→ **What you need to do**
Only one portion of the data is to be written out: from the line bearing "Reproduce this chart" through the line bearing "const SX = 0.871;". Write it exactly as it appears.

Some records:
— START —
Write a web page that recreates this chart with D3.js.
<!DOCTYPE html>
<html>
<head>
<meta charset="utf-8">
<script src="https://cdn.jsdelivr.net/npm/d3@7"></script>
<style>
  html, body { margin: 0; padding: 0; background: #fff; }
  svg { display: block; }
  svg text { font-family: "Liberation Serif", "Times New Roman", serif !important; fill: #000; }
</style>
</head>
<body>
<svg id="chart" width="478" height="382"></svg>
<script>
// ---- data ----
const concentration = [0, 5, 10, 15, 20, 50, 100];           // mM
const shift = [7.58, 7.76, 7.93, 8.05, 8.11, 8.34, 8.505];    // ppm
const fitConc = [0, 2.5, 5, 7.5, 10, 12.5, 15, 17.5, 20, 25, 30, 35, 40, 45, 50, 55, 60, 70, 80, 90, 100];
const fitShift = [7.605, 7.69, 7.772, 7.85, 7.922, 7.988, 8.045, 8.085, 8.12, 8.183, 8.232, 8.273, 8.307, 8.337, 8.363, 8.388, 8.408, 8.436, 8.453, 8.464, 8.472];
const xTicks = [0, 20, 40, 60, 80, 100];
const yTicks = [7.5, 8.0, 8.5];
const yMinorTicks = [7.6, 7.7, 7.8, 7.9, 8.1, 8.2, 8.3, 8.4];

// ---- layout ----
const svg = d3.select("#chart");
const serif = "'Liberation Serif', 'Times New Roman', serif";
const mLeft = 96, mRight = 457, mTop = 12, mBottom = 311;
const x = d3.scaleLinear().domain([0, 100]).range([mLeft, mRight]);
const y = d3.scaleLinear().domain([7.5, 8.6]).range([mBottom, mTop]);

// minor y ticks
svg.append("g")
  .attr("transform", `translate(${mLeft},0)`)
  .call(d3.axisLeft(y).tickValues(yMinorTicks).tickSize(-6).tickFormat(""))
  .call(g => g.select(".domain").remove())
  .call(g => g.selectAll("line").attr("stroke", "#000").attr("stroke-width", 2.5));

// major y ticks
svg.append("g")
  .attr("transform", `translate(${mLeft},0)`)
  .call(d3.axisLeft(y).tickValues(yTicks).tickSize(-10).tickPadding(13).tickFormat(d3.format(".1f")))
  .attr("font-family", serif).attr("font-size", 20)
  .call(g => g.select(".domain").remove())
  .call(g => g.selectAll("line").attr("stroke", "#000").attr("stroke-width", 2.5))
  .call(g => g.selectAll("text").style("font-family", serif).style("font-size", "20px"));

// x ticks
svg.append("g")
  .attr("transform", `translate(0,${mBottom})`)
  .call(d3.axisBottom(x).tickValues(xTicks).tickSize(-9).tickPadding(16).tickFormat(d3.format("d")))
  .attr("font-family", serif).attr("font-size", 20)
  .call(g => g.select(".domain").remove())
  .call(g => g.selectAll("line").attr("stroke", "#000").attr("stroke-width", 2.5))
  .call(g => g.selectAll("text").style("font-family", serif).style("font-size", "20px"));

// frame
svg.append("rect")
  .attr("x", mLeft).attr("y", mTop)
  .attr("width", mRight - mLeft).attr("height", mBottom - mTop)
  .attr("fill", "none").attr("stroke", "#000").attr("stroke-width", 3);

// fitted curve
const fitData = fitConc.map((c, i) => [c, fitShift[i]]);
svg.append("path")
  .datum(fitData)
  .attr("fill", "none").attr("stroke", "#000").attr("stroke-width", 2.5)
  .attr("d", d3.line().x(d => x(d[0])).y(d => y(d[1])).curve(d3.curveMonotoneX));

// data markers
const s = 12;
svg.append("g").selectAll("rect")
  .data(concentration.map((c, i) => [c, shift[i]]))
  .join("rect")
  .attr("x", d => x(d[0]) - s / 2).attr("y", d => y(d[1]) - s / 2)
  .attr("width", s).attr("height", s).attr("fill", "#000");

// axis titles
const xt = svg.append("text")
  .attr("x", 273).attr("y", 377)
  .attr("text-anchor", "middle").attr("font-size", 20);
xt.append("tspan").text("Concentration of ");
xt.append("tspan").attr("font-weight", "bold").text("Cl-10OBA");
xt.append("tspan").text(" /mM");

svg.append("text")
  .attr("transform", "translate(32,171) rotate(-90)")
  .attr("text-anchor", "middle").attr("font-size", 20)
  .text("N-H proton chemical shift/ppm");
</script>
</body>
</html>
— END —
— START —
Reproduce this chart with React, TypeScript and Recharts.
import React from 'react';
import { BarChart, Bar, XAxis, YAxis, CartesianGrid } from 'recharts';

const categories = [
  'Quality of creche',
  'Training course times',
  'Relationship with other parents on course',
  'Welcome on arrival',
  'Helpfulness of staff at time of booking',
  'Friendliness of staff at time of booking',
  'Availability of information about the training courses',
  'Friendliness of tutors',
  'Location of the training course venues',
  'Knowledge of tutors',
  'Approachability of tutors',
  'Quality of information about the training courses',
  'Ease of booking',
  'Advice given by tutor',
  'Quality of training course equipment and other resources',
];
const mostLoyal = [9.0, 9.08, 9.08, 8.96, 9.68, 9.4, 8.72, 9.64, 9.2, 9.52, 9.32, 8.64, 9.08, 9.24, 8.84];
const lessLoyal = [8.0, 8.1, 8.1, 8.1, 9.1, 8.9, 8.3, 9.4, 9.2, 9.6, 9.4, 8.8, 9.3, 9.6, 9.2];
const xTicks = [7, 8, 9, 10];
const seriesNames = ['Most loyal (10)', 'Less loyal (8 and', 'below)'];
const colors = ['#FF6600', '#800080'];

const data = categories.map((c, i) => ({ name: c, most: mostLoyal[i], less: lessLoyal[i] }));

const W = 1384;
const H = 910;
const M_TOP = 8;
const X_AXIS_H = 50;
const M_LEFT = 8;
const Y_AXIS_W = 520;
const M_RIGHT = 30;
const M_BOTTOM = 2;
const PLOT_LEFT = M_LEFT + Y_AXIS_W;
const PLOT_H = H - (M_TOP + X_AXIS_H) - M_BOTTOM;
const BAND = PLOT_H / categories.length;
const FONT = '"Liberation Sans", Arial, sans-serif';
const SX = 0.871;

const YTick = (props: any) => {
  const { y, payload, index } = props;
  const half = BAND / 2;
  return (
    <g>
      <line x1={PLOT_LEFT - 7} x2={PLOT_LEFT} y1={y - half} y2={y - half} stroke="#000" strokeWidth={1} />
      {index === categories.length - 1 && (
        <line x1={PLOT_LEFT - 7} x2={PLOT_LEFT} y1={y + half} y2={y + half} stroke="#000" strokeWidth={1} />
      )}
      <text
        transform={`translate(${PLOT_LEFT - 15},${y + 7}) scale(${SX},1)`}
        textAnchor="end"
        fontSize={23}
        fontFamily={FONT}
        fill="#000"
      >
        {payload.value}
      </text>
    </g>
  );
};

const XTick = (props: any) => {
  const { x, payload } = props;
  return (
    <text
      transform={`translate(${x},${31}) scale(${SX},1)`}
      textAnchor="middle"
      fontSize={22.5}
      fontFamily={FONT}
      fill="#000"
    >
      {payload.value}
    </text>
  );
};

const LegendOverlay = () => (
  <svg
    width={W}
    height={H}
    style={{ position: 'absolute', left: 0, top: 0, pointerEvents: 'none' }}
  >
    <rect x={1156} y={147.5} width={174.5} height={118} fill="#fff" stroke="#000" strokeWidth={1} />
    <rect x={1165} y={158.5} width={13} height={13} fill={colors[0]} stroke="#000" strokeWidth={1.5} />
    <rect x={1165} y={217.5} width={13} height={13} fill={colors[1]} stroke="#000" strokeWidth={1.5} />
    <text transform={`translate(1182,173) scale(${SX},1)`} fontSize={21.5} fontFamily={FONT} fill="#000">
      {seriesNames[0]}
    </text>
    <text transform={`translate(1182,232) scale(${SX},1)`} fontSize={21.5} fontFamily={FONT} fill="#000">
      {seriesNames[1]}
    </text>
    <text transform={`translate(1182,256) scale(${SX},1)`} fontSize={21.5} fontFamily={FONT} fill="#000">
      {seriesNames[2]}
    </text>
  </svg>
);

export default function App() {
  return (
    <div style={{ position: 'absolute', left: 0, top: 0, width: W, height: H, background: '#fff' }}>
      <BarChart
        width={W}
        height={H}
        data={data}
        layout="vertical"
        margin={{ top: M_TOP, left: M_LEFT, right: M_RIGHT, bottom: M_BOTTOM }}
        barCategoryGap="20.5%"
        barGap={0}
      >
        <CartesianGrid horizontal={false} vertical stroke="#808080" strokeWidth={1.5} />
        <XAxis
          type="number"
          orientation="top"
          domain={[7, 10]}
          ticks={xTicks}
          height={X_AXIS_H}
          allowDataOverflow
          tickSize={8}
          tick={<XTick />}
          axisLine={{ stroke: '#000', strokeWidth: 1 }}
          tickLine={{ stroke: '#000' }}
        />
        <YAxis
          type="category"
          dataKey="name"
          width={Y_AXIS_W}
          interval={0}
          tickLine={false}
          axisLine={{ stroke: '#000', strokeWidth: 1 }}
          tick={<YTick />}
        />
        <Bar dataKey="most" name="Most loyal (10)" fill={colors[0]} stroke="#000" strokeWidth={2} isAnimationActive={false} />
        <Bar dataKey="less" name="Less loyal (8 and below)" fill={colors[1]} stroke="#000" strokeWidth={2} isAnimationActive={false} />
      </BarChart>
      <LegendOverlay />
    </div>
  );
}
— END —
→ **Answer below**
Reproduce this chart with React, TypeScript and Recharts.
import React from 'react';
import { BarChart, Bar, XAxis, YAxis, CartesianGrid } from 'recharts';

const categories = [
  'Quality of creche',
  'Training course times',
  'Relationship with other parents on course',
  'Welcome on arrival',
  'Helpfulness of staff at time of booking',
  'Friendliness of staff at time of booking',
  'Availability of information about the training courses',
  'Friendliness of tutors',
  'Location of the training course venues',
  'Knowledge of tutors',
  'Approachability of tutors',
  'Quality of information about the training courses',
  'Ease of booking',
  'Advice given by tutor',
  'Quality of training course equipment and other resources',
];
const mostLoyal = [9.0, 9.08, 9.08, 8.96, 9.68, 9.4, 8.72, 9.64, 9.2, 9.52, 9.32, 8.64, 9.08, 9.24, 8.84];
const lessLoyal = [8.0, 8.1, 8.1, 8.1, 9.1, 8.9, 8.3, 9.4, 9.2, 9.6, 9.4, 8.8, 9.3, 9.6, 9.2];
const xTicks = [7, 8, 9, 10];
const seriesNames = ['Most loyal (10)', 'Less loyal (8 and', 'below)'];
const colors = ['#FF6600', '#800080'];

const data = categories.map((c, i) => ({ name: c, most: mostLoyal[i], less: lessLoyal[i] }));

const W = 1384;
const H = 910;
const M_TOP = 8;
const X_AXIS_H = 50;
const M_LEFT = 8;
const Y_AXIS_W = 520;
const M_RIGHT = 30;
const M_BOTTOM = 2;
const PLOT_LEFT = M_LEFT + Y_AXIS_W;
const PLOT_H = H - (M_TOP + X_AXIS_H) - M_BOTTOM;
const BAND = PLOT_H / categories.length;
const FONT = '"Liberation Sans", Arial, sans-serif';
const SX = 0.871;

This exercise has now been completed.